## Aim
Examine the records and identify each line that includes the string "diagram". Copy those lines.

## Given records
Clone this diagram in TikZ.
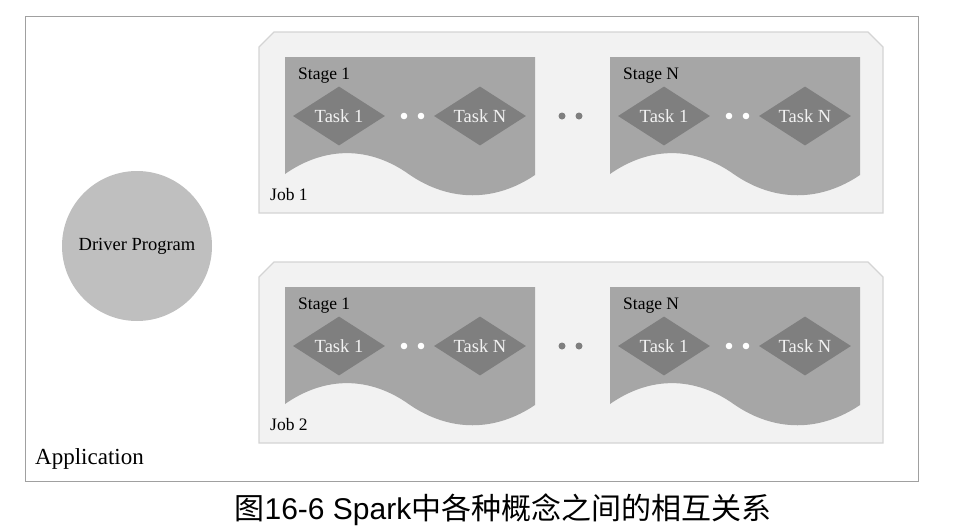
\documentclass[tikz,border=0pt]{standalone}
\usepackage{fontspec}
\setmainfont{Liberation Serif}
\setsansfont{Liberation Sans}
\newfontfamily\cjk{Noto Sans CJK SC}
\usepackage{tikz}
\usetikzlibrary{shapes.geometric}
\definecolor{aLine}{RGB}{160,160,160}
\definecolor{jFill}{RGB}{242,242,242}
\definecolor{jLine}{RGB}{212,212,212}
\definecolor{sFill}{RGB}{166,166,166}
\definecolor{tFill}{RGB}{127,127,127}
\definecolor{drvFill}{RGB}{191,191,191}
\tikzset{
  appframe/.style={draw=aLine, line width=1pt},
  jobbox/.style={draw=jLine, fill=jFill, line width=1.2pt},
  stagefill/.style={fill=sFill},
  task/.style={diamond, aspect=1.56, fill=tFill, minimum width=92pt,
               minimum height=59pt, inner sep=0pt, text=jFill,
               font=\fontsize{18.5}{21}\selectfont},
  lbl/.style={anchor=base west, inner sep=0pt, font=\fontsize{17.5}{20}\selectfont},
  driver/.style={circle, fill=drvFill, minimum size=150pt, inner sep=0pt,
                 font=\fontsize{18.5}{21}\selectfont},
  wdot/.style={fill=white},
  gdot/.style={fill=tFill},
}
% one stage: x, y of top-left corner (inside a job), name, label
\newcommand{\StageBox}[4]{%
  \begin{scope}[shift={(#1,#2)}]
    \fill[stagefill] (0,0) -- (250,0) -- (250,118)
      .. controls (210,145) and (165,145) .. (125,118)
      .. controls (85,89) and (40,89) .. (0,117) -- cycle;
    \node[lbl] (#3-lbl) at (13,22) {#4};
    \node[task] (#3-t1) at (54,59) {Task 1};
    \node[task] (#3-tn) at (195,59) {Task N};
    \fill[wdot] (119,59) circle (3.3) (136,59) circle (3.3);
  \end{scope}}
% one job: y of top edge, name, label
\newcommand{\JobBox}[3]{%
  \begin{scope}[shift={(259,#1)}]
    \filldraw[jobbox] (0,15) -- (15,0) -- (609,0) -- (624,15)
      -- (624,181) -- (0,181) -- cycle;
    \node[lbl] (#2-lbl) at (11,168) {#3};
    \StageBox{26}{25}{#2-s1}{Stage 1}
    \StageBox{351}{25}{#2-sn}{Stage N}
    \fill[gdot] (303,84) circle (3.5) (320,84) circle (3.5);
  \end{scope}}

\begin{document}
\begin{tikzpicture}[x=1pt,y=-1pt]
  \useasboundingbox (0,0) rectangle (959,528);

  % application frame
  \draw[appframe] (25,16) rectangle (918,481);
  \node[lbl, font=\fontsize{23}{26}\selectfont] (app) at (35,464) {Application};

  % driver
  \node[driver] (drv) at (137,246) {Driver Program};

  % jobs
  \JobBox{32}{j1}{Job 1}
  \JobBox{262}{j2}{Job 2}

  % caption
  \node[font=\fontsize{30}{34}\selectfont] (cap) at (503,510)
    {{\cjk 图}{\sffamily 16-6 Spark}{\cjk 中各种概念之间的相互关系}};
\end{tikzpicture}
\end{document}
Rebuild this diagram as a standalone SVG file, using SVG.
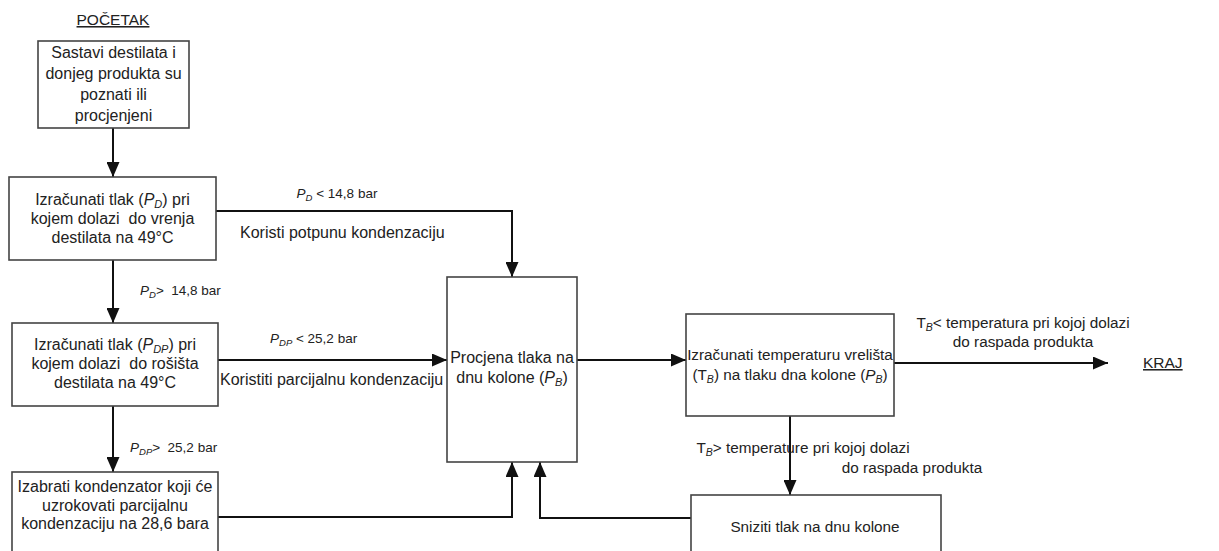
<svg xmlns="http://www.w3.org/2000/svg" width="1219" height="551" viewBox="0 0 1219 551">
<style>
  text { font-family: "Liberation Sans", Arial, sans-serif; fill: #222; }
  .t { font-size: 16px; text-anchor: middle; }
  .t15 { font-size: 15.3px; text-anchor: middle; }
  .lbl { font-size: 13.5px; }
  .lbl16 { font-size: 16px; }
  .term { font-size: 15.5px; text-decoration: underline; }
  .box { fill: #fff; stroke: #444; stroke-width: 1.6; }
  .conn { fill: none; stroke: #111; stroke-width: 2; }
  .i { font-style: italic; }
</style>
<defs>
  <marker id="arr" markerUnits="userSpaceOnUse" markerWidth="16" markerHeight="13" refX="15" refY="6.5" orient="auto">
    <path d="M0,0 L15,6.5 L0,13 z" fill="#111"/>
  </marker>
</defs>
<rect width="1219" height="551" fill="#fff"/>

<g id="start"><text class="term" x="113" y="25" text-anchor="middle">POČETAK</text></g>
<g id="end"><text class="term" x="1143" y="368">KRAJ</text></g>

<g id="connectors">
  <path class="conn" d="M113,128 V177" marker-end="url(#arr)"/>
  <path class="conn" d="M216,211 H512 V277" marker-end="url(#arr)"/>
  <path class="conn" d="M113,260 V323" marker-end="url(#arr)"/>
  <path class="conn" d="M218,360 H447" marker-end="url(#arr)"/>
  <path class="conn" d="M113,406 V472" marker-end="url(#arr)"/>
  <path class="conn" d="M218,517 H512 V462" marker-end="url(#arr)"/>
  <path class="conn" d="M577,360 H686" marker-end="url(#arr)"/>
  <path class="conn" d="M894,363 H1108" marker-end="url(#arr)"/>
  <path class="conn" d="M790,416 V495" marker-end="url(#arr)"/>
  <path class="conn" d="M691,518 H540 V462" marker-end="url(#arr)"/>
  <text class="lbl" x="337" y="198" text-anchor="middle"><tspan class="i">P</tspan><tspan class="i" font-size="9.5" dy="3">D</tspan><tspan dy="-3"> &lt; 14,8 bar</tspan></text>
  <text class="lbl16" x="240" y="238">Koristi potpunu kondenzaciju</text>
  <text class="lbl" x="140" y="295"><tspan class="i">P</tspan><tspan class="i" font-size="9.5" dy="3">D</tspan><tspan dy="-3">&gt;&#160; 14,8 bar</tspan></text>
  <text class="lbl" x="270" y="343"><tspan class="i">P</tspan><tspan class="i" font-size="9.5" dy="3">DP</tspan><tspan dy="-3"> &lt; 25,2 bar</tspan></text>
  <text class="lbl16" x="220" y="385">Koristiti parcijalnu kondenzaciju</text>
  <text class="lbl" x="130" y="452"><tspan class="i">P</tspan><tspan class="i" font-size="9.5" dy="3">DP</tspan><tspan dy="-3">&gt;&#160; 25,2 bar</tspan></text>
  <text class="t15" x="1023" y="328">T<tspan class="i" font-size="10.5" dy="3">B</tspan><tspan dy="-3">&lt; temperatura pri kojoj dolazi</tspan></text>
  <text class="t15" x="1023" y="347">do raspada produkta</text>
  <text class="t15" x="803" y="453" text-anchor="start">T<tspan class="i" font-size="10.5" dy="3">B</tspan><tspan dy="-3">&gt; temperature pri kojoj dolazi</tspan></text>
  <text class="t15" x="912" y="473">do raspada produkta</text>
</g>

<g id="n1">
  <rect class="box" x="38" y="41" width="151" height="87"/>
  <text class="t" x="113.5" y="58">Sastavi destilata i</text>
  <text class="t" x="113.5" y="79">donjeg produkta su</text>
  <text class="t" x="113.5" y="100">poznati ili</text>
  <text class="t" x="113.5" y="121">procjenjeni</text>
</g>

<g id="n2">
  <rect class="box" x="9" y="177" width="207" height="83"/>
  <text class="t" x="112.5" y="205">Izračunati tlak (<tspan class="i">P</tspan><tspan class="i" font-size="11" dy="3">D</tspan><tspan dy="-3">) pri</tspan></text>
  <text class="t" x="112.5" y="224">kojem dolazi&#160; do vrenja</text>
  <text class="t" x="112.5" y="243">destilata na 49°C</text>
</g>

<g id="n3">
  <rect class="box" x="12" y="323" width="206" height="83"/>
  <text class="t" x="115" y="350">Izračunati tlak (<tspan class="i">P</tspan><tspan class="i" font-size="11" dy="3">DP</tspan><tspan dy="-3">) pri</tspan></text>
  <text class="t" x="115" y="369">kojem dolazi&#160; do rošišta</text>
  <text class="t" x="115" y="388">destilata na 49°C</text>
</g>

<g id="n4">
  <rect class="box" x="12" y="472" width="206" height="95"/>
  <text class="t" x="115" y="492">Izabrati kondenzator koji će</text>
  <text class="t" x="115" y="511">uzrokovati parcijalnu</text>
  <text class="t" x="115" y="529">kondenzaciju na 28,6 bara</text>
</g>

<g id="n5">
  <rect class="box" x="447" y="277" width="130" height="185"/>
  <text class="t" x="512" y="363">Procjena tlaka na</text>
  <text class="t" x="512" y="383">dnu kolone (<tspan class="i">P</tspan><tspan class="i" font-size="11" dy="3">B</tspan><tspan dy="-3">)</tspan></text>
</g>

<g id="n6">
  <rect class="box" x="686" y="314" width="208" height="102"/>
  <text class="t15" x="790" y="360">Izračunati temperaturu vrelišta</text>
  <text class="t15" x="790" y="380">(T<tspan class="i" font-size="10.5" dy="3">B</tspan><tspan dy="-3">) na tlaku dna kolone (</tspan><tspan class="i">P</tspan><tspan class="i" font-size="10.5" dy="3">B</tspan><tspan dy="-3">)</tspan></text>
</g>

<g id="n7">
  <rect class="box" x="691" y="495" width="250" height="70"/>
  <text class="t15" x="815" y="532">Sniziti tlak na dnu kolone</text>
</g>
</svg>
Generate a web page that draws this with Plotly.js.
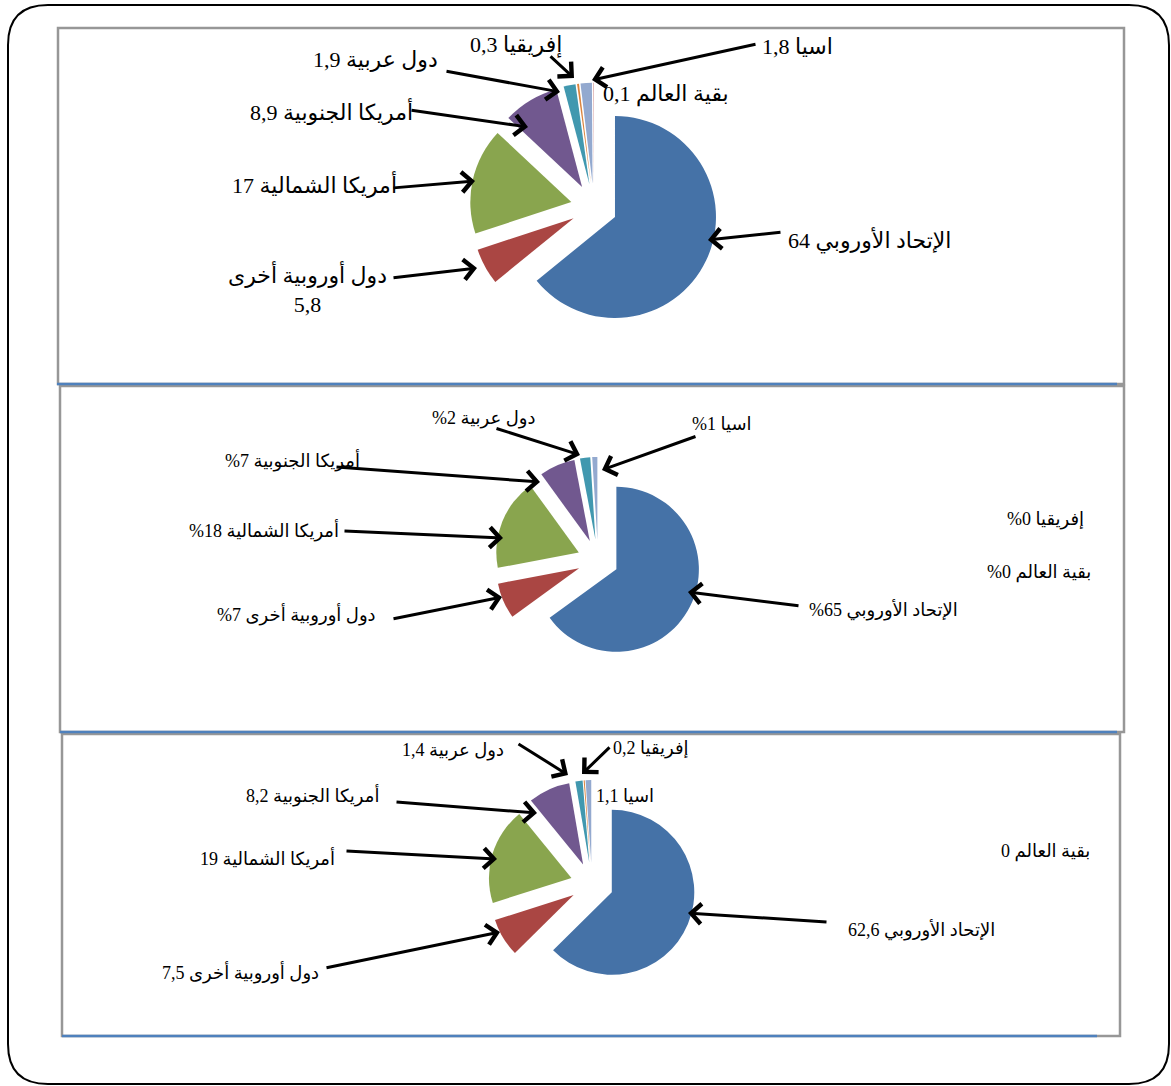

## Solution to this task
Clone this diagram in TikZ.
Rebuild this diagram as a standalone SVG file, using SVG.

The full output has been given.